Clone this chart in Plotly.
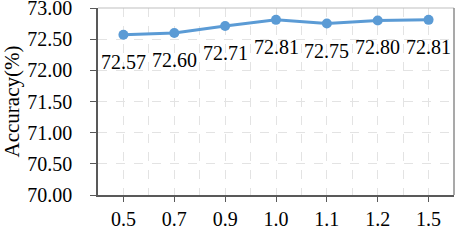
import plotly.graph_objects as go

categories = ["0.5", "0.7", "0.9", "1.0", "1.1", "1.2", "1.5"]
accuracy = [72.57, 72.60, 72.71, 72.81, 72.75, 72.80, 72.81]
value_labels = ["72.57", "72.60", "72.71", "72.81", "72.75", "72.80", "72.81"]
y_ticks = [70.0, 70.5, 71.0, 71.5, 72.0, 72.5, 73.0]
y_tick_labels = ["70.00", "70.50", "71.00", "71.50", "72.00", "72.50", "73.00"]

FONT = "Liberation Serif, Times New Roman, serif"
xs = list(range(len(categories)))

fig = go.Figure()
fig.add_trace(go.Scatter(
    x=xs, y=accuracy, mode="lines+markers",
    line=dict(color="#5B9BD5", width=3),
    marker=dict(color="#5B9BD5", size=10),
    cliponaxis=False, showlegend=False, hoverinfo="skip",
))

label_annotations = [
    dict(text=t, x=xv, y=yv, xref="x", yref="y", showarrow=False,
         yshift=-27, font=dict(family=FONT, size=20, color="black"))
    for xv, yv, t in zip(xs, accuracy, value_labels)
]

fig.update_layout(
    width=456, height=244,
    margin=dict(l=98, r=2, t=8, b=49),
    paper_bgcolor="white", plot_bgcolor="white",
    font=dict(family=FONT, size=20, color="black"),
    xaxis=dict(
        range=[-0.5, len(categories) - 0.5],
        tickmode="array", tickvals=xs, ticktext=categories,
        ticks="outside", ticklen=5, tickcolor="#595959",
        showgrid=True, gridcolor="#E3E3E3", griddash="dash", gridwidth=1,
        minor=dict(tickmode="linear", tick0=0.5, dtick=1, showgrid=True,
                   gridcolor="#E3E3E3", griddash="dash", gridwidth=1),
        showline=True, linecolor="#595959", linewidth=1.5,
        mirror=False, zeroline=False,
        tickfont=dict(family=FONT, size=20),
        ticklabelstandoff=0,
        automargin=False,
        ticklabeloverflow="allow",
    ),
    yaxis=dict(
        range=[70.0, 73.0],
        tickmode="array", tickvals=y_ticks, ticktext=y_tick_labels,
        ticks="outside", ticklen=6, tickcolor="#595959",
        showgrid=True, gridcolor="#E3E3E3", griddash="dash", gridwidth=1,
        showline=True, linecolor="#595959", linewidth=1.5,
        zeroline=False,
        tickfont=dict(family=FONT, size=20),
        ticklabelstandoff=14,
        automargin=False,
        ticklabeloverflow="allow",
        title=dict(text="Accuracy(%)", font=dict(family=FONT, size=21), standoff=7),
    ),
    shapes=[
        dict(type="line", xref="paper", yref="paper", x0=0, x1=1, y0=1, y1=1,
             line=dict(color="#BFBFBF", width=1)),
        dict(type="line", xref="paper", yref="paper", x0=1, x1=1, y0=0, y1=1,
             line=dict(color="#8C8C8C", width=1.5)),
    ],
    annotations=label_annotations + [
        dict(text="β", xref="x", yref="paper", x=5.5, y=0, yanchor="top",
             yshift=-46, showarrow=False, font=dict(family=FONT, size=20)),
    ],
)

fig.write_html(
    "out.html",
    config={"displayModeBar": False},
    post_script="document.body.style.margin='0';document.body.style.overflow='hidden';",
)
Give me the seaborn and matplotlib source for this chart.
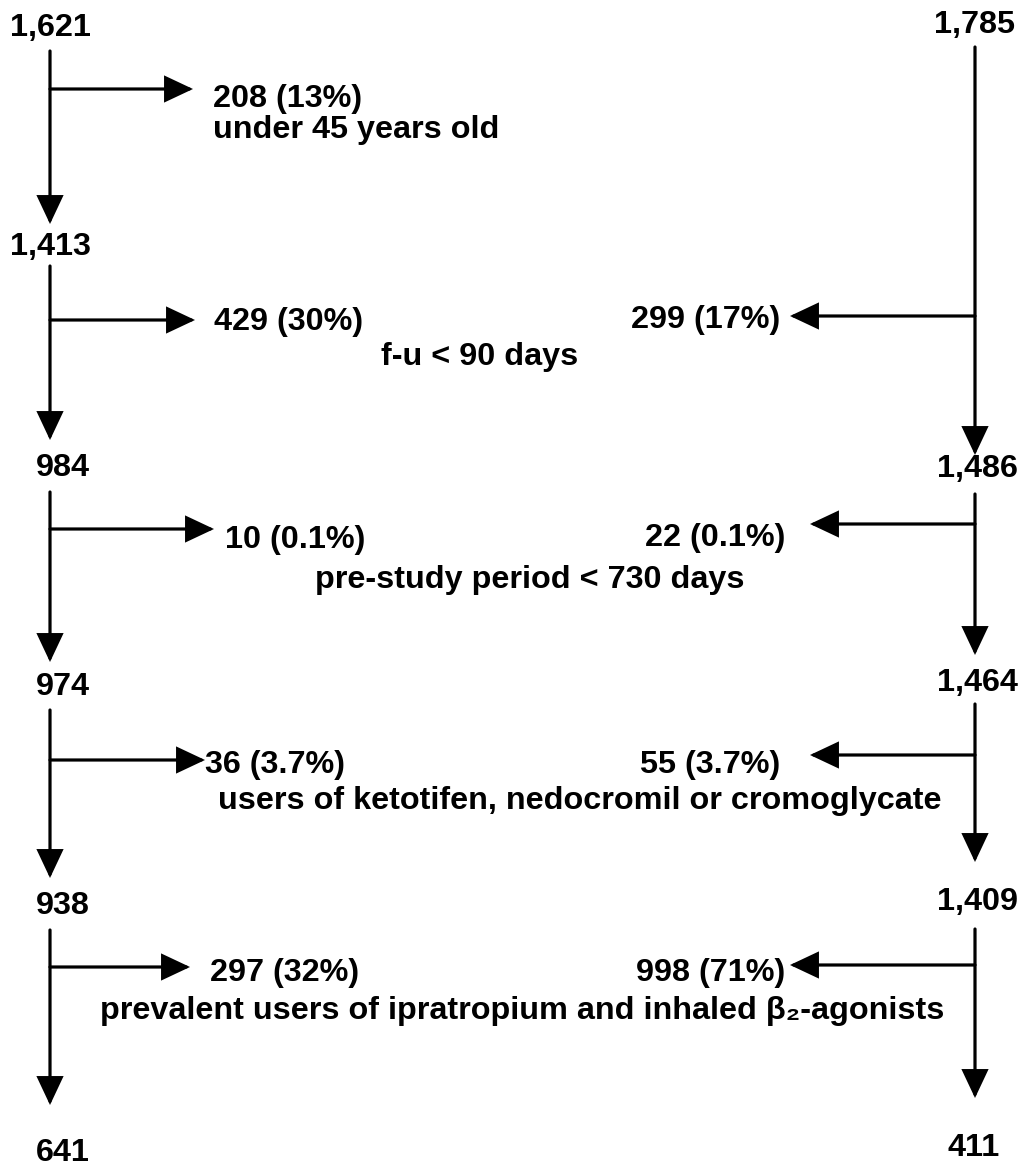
import matplotlib
matplotlib.use("Agg")
import matplotlib.pyplot as plt
import seaborn as sns

# ---------------- data ----------------
left_n = [1621, 1413, 984, 974, 938, 641]
right_n = [1785, None, 1486, 1464, 1409, 411]
left_excl_n = [208, 429, 10, 36, 297]
left_excl_pct = ["13%", "30%", "0.1%", "3.7%", "32%"]
right_excl_n = [None, 299, 22, 55, 998]
right_excl_pct = [None, "17%", "0.1%", "3.7%", "71%"]
reasons = ["under 45 years old",
           "f-u < 90 days",
           "pre-study period < 730 days",
           "users of ketotifen, nedocromil or cromoglycate",
           "prevalent users of ipratropium and inhaled \u03b2\u2082-agonists"]

# ---------------- layout (pixel canvas 1023 x 1176) ----------------
W, H = 1023, 1176
XL, XR = 50, 975
left_label_x = [10, 10, 36, 36, 36, 36]
left_label_base = [36, 255, 476, 695, 914, 1161]
right_label_x = [1015, None, 1018, 1018, 1018, 1000]
right_label_base = [33, None, 477, 691, 910, 1156]
left_seg = [(51, 224), (266, 440), (492, 662), (710, 878), (930, 1105)]
right_seg = [(47, 455), None, (494, 655), (704, 862), (929, 1098)]
left_branch_y = [89, 320, 529, 760, 967]
left_tip_x = [193, 195, 214, 205, 190]
left_excl_x = [213, 214, 225, 205, 210]
left_excl_base = [107, 330, 548, 773, 981]
right_branch_y = [None, 316, 524, 755, 965]
right_tip_x = [None, 790, 810, 810, 790]
right_excl_x = [None, 780, 785, 780, 785]
right_excl_base = [None, 328, 546, 773, 981]
reason_x = [213, 480, 530, 580, 522]
reason_ha = ["left", "center", "center", "center", "center"]
reason_base = [138, 365, 588, 809, 1019]

sns.set_theme(style="white")
plt.rcParams["font.family"] = ["Liberation Sans", "DejaVu Sans"]

FS = 23.3
LW = 2.3
fig = plt.figure(figsize=(W / 100, H / 100), dpi=100)
fig.patch.set_facecolor("white")
ax = fig.add_axes([0, 0, 1, 1])
ax.set_xlim(0, W)
ax.set_ylim(H, 0)
ax.axis("off")

arrow_kw = dict(arrowstyle="-|>,head_length=0.85,head_width=0.4",
                mutation_scale=20, lw=LW, color="black",
                shrinkA=0, shrinkB=0, joinstyle="miter")


def arrow(x0, y0, x1, y1):
    ax.annotate("", xy=(x1, y1), xytext=(x0, y0), xycoords="data",
                arrowprops=arrow_kw)


def txt(x, y, s, ha="left"):
    ax.text(x, y, s, ha=ha, va="baseline", fontsize=FS,
            fontweight="bold", color="black")


# counts
for i, n in enumerate(left_n):
    txt(left_label_x[i], left_label_base[i], f"{n:,}")
for i, n in enumerate(right_n):
    if n is not None:
        txt(right_label_x[i], right_label_base[i], f"{n:,}", ha="right")

# vertical flow arrows
for y0, y1 in left_seg:
    arrow(XL, y0, XL, y1)
for seg in right_seg:
    if seg is not None:
        arrow(XR, seg[0], XR, seg[1])

# exclusion branches
for i in range(len(reasons)):
    arrow(XL, left_branch_y[i], left_tip_x[i], left_branch_y[i])
    txt(left_excl_x[i], left_excl_base[i],
        f"{left_excl_n[i]} ({left_excl_pct[i]})")
    if right_excl_n[i] is not None:
        arrow(XR, right_branch_y[i], right_tip_x[i], right_branch_y[i])
        txt(right_excl_x[i], right_excl_base[i],
            f"{right_excl_n[i]} ({right_excl_pct[i]})", ha="right")
    txt(reason_x[i], reason_base[i], reasons[i], ha=reason_ha[i])

fig.savefig("out.png", dpi=100, facecolor="white")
================================
Exercise requirements: Above are records to transcribe exactly; leave their pictures out.

Problem solution:
Clone this chart in Plotly.
import plotly.graph_objects as go

categories = ["0.5", "0.7", "0.9", "1.0", "1.1", "1.2", "1.5"]
accuracy = [72.57, 72.60, 72.71, 72.81, 72.75, 72.80, 72.81]
value_labels = ["72.57", "72.60", "72.71", "72.81", "72.75", "72.80", "72.81"]
y_ticks = [70.0, 70.5, 71.0, 71.5, 72.0, 72.5, 73.0]
y_tick_labels = ["70.00", "70.50", "71.00", "71.50", "72.00", "72.50", "73.00"]

FONT = "Liberation Serif, Times New Roman, serif"
xs = list(range(len(categories)))

fig = go.Figure()
fig.add_trace(go.Scatter(
    x=xs, y=accuracy, mode="lines+markers",
    line=dict(color="#5B9BD5", width=3),
    marker=dict(color="#5B9BD5", size=10),
    cliponaxis=False, showlegend=False, hoverinfo="skip",
))

label_annotations = [
    dict(text=t, x=xv, y=yv, xref="x", yref="y", showarrow=False,
         yshift=-27, font=dict(family=FONT, size=20, color="black"))
    for xv, yv, t in zip(xs, accuracy, value_labels)
]

fig.update_layout(
    width=456, height=244,
    margin=dict(l=98, r=2, t=8, b=49),
    paper_bgcolor="white", plot_bgcolor="white",
    font=dict(family=FONT, size=20, color="black"),
    xaxis=dict(
        range=[-0.5, len(categories) - 0.5],
        tickmode="array", tickvals=xs, ticktext=categories,
        ticks="outside", ticklen=5, tickcolor="#595959",
        showgrid=True, gridcolor="#E3E3E3", griddash="dash", gridwidth=1,
        minor=dict(tickmode="linear", tick0=0.5, dtick=1, showgrid=True,
                   gridcolor="#E3E3E3", griddash="dash", gridwidth=1),
        showline=True, linecolor="#595959", linewidth=1.5,
        mirror=False, zeroline=False,
        tickfont=dict(family=FONT, size=20),
        ticklabelstandoff=0,
        automargin=False,
        ticklabeloverflow="allow",
    ),
    yaxis=dict(
        range=[70.0, 73.0],
        tickmode="array", tickvals=y_ticks, ticktext=y_tick_labels,
        ticks="outside", ticklen=6, tickcolor="#595959",
        showgrid=True, gridcolor="#E3E3E3", griddash="dash", gridwidth=1,
        showline=True, linecolor="#595959", linewidth=1.5,
        zeroline=False,
        tickfont=dict(family=FONT, size=20),
        ticklabelstandoff=14,
        automargin=False,
        ticklabeloverflow="allow",
        title=dict(text="Accuracy(%)", font=dict(family=FONT, size=21), standoff=7),
    ),
    shapes=[
        dict(type="line", xref="paper", yref="paper", x0=0, x1=1, y0=1, y1=1,
             line=dict(color="#BFBFBF", width=1)),
        dict(type="line", xref="paper", yref="paper", x0=1, x1=1, y0=0, y1=1,
             line=dict(color="#8C8C8C", width=1.5)),
    ],
    annotations=label_annotations + [
        dict(text="β", xref="x", yref="paper", x=5.5, y=0, yanchor="top",
             yshift=-46, showarrow=False, font=dict(family=FONT, size=20)),
    ],
)

fig.write_html(
    "out.html",
    config={"displayModeBar": False},
    post_script="document.body.style.margin='0';document.body.style.overflow='hidden';",
)
Give me the seaborn and matplotlib source for this chart.
import matplotlib
matplotlib.use("Agg")
import matplotlib.pyplot as plt
import seaborn as sns

# ---------------- data ----------------
left_n = [1621, 1413, 984, 974, 938, 641]
right_n = [1785, None, 1486, 1464, 1409, 411]
left_excl_n = [208, 429, 10, 36, 297]
left_excl_pct = ["13%", "30%", "0.1%", "3.7%", "32%"]
right_excl_n = [None, 299, 22, 55, 998]
right_excl_pct = [None, "17%", "0.1%", "3.7%", "71%"]
reasons = ["under 45 years old",
           "f-u < 90 days",
           "pre-study period < 730 days",
           "users of ketotifen, nedocromil or cromoglycate",
           "prevalent users of ipratropium and inhaled \u03b2\u2082-agonists"]

# ---------------- layout (pixel canvas 1023 x 1176) ----------------
W, H = 1023, 1176
XL, XR = 50, 975
left_label_x = [10, 10, 36, 36, 36, 36]
left_label_base = [36, 255, 476, 695, 914, 1161]
right_label_x = [1015, None, 1018, 1018, 1018, 1000]
right_label_base = [33, None, 477, 691, 910, 1156]
left_seg = [(51, 224), (266, 440), (492, 662), (710, 878), (930, 1105)]
right_seg = [(47, 455), None, (494, 655), (704, 862), (929, 1098)]
left_branch_y = [89, 320, 529, 760, 967]
left_tip_x = [193, 195, 214, 205, 190]
left_excl_x = [213, 214, 225, 205, 210]
left_excl_base = [107, 330, 548, 773, 981]
right_branch_y = [None, 316, 524, 755, 965]
right_tip_x = [None, 790, 810, 810, 790]
right_excl_x = [None, 780, 785, 780, 785]
right_excl_base = [None, 328, 546, 773, 981]
reason_x = [213, 480, 530, 580, 522]
reason_ha = ["left", "center", "center", "center", "center"]
reason_base = [138, 365, 588, 809, 1019]

sns.set_theme(style="white")
plt.rcParams["font.family"] = ["Liberation Sans", "DejaVu Sans"]

FS = 23.3
LW = 2.3
fig = plt.figure(figsize=(W / 100, H / 100), dpi=100)
fig.patch.set_facecolor("white")
ax = fig.add_axes([0, 0, 1, 1])
ax.set_xlim(0, W)
ax.set_ylim(H, 0)
ax.axis("off")

arrow_kw = dict(arrowstyle="-|>,head_length=0.85,head_width=0.4",
                mutation_scale=20, lw=LW, color="black",
                shrinkA=0, shrinkB=0, joinstyle="miter")


def arrow(x0, y0, x1, y1):
    ax.annotate("", xy=(x1, y1), xytext=(x0, y0), xycoords="data",
                arrowprops=arrow_kw)


def txt(x, y, s, ha="left"):
    ax.text(x, y, s, ha=ha, va="baseline", fontsize=FS,
            fontweight="bold", color="black")


# counts
for i, n in enumerate(left_n):
    txt(left_label_x[i], left_label_base[i], f"{n:,}")
for i, n in enumerate(right_n):
    if n is not None:
        txt(right_label_x[i], right_label_base[i], f"{n:,}", ha="right")

# vertical flow arrows
for y0, y1 in left_seg:
    arrow(XL, y0, XL, y1)
for seg in right_seg:
    if seg is not None:
        arrow(XR, seg[0], XR, seg[1])

# exclusion branches
for i in range(len(reasons)):
    arrow(XL, left_branch_y[i], left_tip_x[i], left_branch_y[i])
    txt(left_excl_x[i], left_excl_base[i],
        f"{left_excl_n[i]} ({left_excl_pct[i]})")
    if right_excl_n[i] is not None:
        arrow(XR, right_branch_y[i], right_tip_x[i], right_branch_y[i])
        txt(right_excl_x[i], right_excl_base[i],
            f"{right_excl_n[i]} ({right_excl_pct[i]})", ha="right")
    txt(reason_x[i], reason_base[i], reasons[i], ha=reason_ha[i])

fig.savefig("out.png", dpi=100, facecolor="white")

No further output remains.